A última viagem de Agostinho Macau
Em Agosto de 2009 o mundo dos clássicos ficou mais pobre, os passeios vespistas foram menos alegres: morreu Agostinho Macau, depois de prolongada luta contra a doença que o atacara em 2007. Os seus últimos dias foram passados em casa, rodeado pela família e pelos amigos de sempre.
Tive o privilégio de o conhecer meses antes da partida, na sua oficina, rodeado de símbolos que mereceram ensaios de Umberto Eco, crónicas de Antonio Tabbuchi, filmes como La Dolce Vita de Federico Fellini, decorações assinadas por Salvador Dali.
Falou-me da vida, dos petiscos que preparava para o Guerreiro e outros amigos, das visitas à sua terra no Alentejo, do carinho pelas suas “belas meninas que conhecia por dentro e por fora”.
Nascido em 1933, tinha 13 anos quando Enrico Piaggio exclamou “parece uma vespa!” diante da proposta de um “veículo fácil de guiar por homens e mulheres, que pudesse levar duas pessoas e que impedisse o sujar das roupas “ de que tinha incumbido o Eng.º Corradino D'Ascanioo.

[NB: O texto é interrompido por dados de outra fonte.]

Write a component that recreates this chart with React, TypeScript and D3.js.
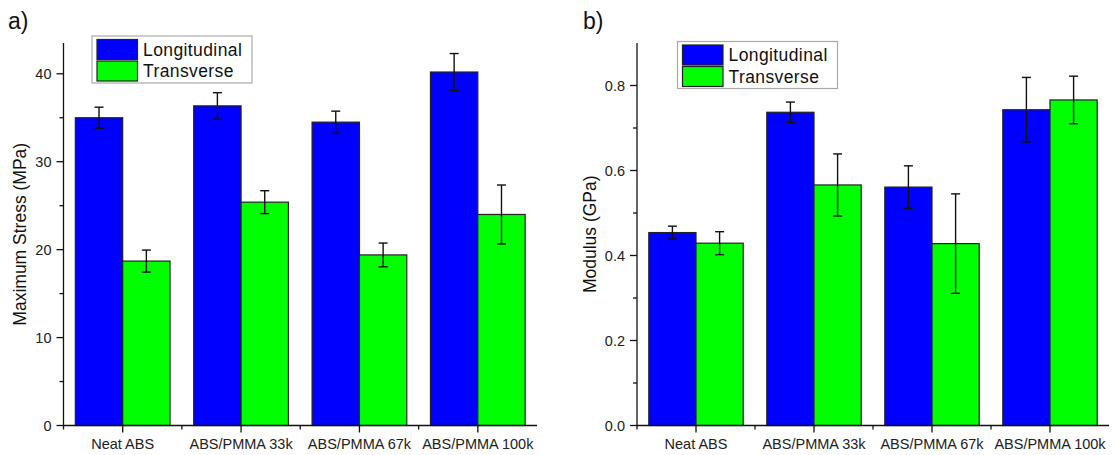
import React from "react";
import * as d3 from "d3";

const categories = ["Neat ABS", "ABS/PMMA 33k", "ABS/PMMA 67k", "ABS/PMMA 100k"];
const seriesNames = ["Longitudinal", "Transverse"];
const seriesColors = ["#0000ff", "#00ff00"];

// Panel a) maximum stress (MPa)
const stressLong = [35.0, 36.35, 34.5, 40.2];
const stressLongErr = [1.2, 1.5, 1.25, 2.1];
const stressTrans = [18.7, 25.4, 19.4, 24.0];
const stressTransErr = [1.25, 1.3, 1.35, 3.35];
const stressTicks = [0, 10, 20, 30, 40];
const stressMinor = [5, 15, 25, 35];

// Panel b) modulus (GPa)
const modLong = [0.454, 0.737, 0.561, 0.743];
const modLongErr = [0.015, 0.024, 0.05, 0.076];
const modTrans = [0.429, 0.566, 0.428, 0.766];
const modTransErr = [0.027, 0.073, 0.117, 0.056];
const modTicks = [0, 0.2, 0.4, 0.6, 0.8];
const modMinor = [0.1, 0.3, 0.5, 0.7];

const FONT = "Arial, 'Liberation Sans', sans-serif";

type PanelProps = {
  label: string;
  yTitle: string;
  x0: number;
  x1: number;
  yMax: number;
  yTicks: number[];
  yMinor: number[];
  fmt: (v: number) => string;
  values: number[][];
  errors: number[][];
  legendX: number;
  legendY: number;
  titleX: number;
};

function Panel(p: PanelProps) {
  const yBottom = 425.5;
  const yTop = 43;
  const x = d3.scaleBand<string>().domain(categories).range([p.x0, p.x1]).paddingInner(0.2).paddingOuter(0.1);
  const sub = d3.scaleBand<number>().domain([0, 1]).range([0, x.bandwidth()]);
  const y = d3.scaleLinear().domain([0, p.yMax]).range([yBottom, yTop]);
  const step = x.step();
  const capW = 9;

  return (
    <g>
      <text x={p.label === "a)" ? 8 : 583} y={29} fontSize={23} fontFamily={FONT} fill="#111">
        {p.label}
      </text>
      {/* bars */}
      {categories.map((c, i) =>
        p.values.map((vals, s) => {
          const bx = (x(c) as number) + (sub(s) as number);
          return (
            <rect
              key={c + s}
              x={bx}
              y={y(vals[i])}
              width={sub.bandwidth()}
              height={yBottom - y(vals[i])}
              fill={seriesColors[s]}
              stroke="#222"
              strokeWidth={1.2}
            />
          );
        })
      )}
      {/* error bars */}
      {categories.map((c, i) =>
        p.values.map((vals, s) => {
          const cx = (x(c) as number) + (sub(s) as number) + sub.bandwidth() / 2;
          const hi = y(vals[i] + p.errors[s][i]);
          const lo = y(vals[i] - p.errors[s][i]);
          return (
            <g key={"e" + c + s} stroke="#111" strokeWidth={1.4}>
              <line x1={cx} x2={cx} y1={hi} y2={lo} />
              <line x1={cx - capW / 2} x2={cx + capW / 2} y1={hi} y2={hi} />
              <line x1={cx - capW / 2} x2={cx + capW / 2} y1={lo} y2={lo} />
            </g>
          );
        })
      )}
      {/* y axis */}
      <line x1={p.x0} x2={p.x0} y1={yTop} y2={yBottom} stroke="#111" strokeWidth={1.3} />
      {p.yTicks.map((t) => (
        <g key={"yt" + t}>
          <line x1={p.x0 - 7} x2={p.x0} y1={y(t)} y2={y(t)} stroke="#111" strokeWidth={1.3} />
          <text
            x={p.x0 - 12}
            y={y(t)}
            dy="0.35em"
            textAnchor="end"
            fontSize={14.5}
            fontFamily={FONT}
            fill="#222"
          >
            {p.fmt(t)}
          </text>
        </g>
      ))}
      {p.yMinor.map((t) => (
        <line key={"ym" + t} x1={p.x0 - 4} x2={p.x0} y1={y(t)} y2={y(t)} stroke="#111" strokeWidth={1.3} />
      ))}
      <text
        transform={`translate(${p.titleX},${(yTop + yBottom) / 2}) rotate(-90)`}
        textAnchor="middle"
        fontSize={17.5}
        fontFamily={FONT}
        fill="#111"
      >
        {p.yTitle}
      </text>
      {/* x axis */}
      <line x1={p.x0} x2={p.x1} y1={yBottom} y2={yBottom} stroke="#111" strokeWidth={1.3} />
      {categories.map((c) => {
        const cx = (x(c) as number) + x.bandwidth() / 2;
        return (
          <g key={"xt" + c}>
            <line x1={cx} x2={cx} y1={yBottom} y2={yBottom + 7} stroke="#111" strokeWidth={1.3} />
            <text x={cx} y={449} textAnchor="middle" fontSize={14.5} fontFamily={FONT} fill="#222">
              {c}
            </text>
          </g>
        );
      })}
      {categories.map((c, i) => (
        <line
          key={"xm" + c}
          x1={p.x0 + step * i}
          x2={p.x0 + step * i}
          y1={yBottom}
          y2={yBottom + 4}
          stroke="#111"
          strokeWidth={1.3}
        />
      ))}
      {/* legend */}
      <g transform={`translate(${p.legendX},${p.legendY})`}>
        <rect x={0} y={0} width={160} height={47} fill="#fff" stroke="#aaa" strokeWidth={1.2} />
        {seriesNames.map((n, s) => (
          <g key={n}>
            <rect x={5} y={3.5 + s * 21.5} width={40.5} height={20} fill={seriesColors[s]} stroke="#222" strokeWidth={1.2} />
            <text x={51} y={13.5 + s * 21.5} dy="0.36em" fontSize={17.5} fontFamily={FONT} fill="#111" letterSpacing={0.4}>
              {n}
            </text>
          </g>
        ))}
      </g>
    </g>
  );
}

export default function App() {
  return (
    <svg
      width={1115}
      height={455}
      style={{ position: "absolute", left: 0, top: 0, background: "#fff" }}
    >
      <rect width={1115} height={455} fill="#fff" />
      <Panel
        label="a)"
        yTitle="Maximum Stress (MPa)"
        x0={63.5}
        x1={537}
        yMax={43.5}
        yTicks={stressTicks}
        yMinor={stressMinor}
        fmt={(v) => d3.format("d")(v)}
        values={[stressLong, stressTrans]}
        errors={[stressLongErr, stressTransErr]}
        legendX={92}
        legendY={36}
        titleX={26}
      />
      <Panel
        label="b)"
        yTitle="Modulus (GPa)"
        x0={637}
        x1={1109}
        yMax={0.9}
        yTicks={modTicks}
        yMinor={modMinor}
        fmt={(v) => d3.format(".1f")(v)}
        values={[modLong, modTrans]}
        errors={[modLongErr, modTransErr]}
        legendX={677.5}
        legendY={41.5}
        titleX={596}
      />
    </svg>
  );
}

Em meados da década de 60, entusiasmado pela consulta de um exemplar do Boletim do Clube Vespista de Lisboa, descobre o prazer da condução numa 150, descansando agora o seu chassi num canto da oficina, ao lado de todo o tipo de objectos que Macau guardava.
Lembro agora que ao entrar no seu espaço pela primeira vez fui transportado para outro Macau, território agora chinês, tal a semelhança com as lojas dos antiquários mais populares daquelas paragens, autênticos sotãos repletos de tesouros por descobrir.
No mundo do nosso Agostinho Macau a paixão pelas Vespas não o impediu de se especializar em diversas outras marcas, podendo encontrar-se motores Puch, restos de uma Tryumph, pedaços de Sach Lebre, peças soltas que ajudaram a construir uma vida.
Em Abril a Vespa fez 63 anos, Agostinho Macau faria em Agosto 77. Morreu exactamente um ano depois da edição da Revista MotoClássica n.º5 que me mostrou com orgulho, contente pelo reconhecimento da sua arte. É também por isto que a revista se está a tornar essencial, como forma de descobrirmos artistas que de outra maneira passariam despercebidos.
À noite, enquanto esperava pela partida, conta-me a sua filha que pronunciava frases aparentemente desconexas, onde amor se misturava com vida dura e mãos sujas de óleo teciam sustento e arte.
Fiquei com o seu último trabalho, uma 50S cinzenta trazida há muito por alguém de Angola, onde as dores da doença iam sendo esquecidas pelo prazer do restauro.A MotoGraziela, moldada a partir de peças de diversas marcas para o seu pai se deslocar vendendo cautelas, ficou na família onde sempre pertenceu.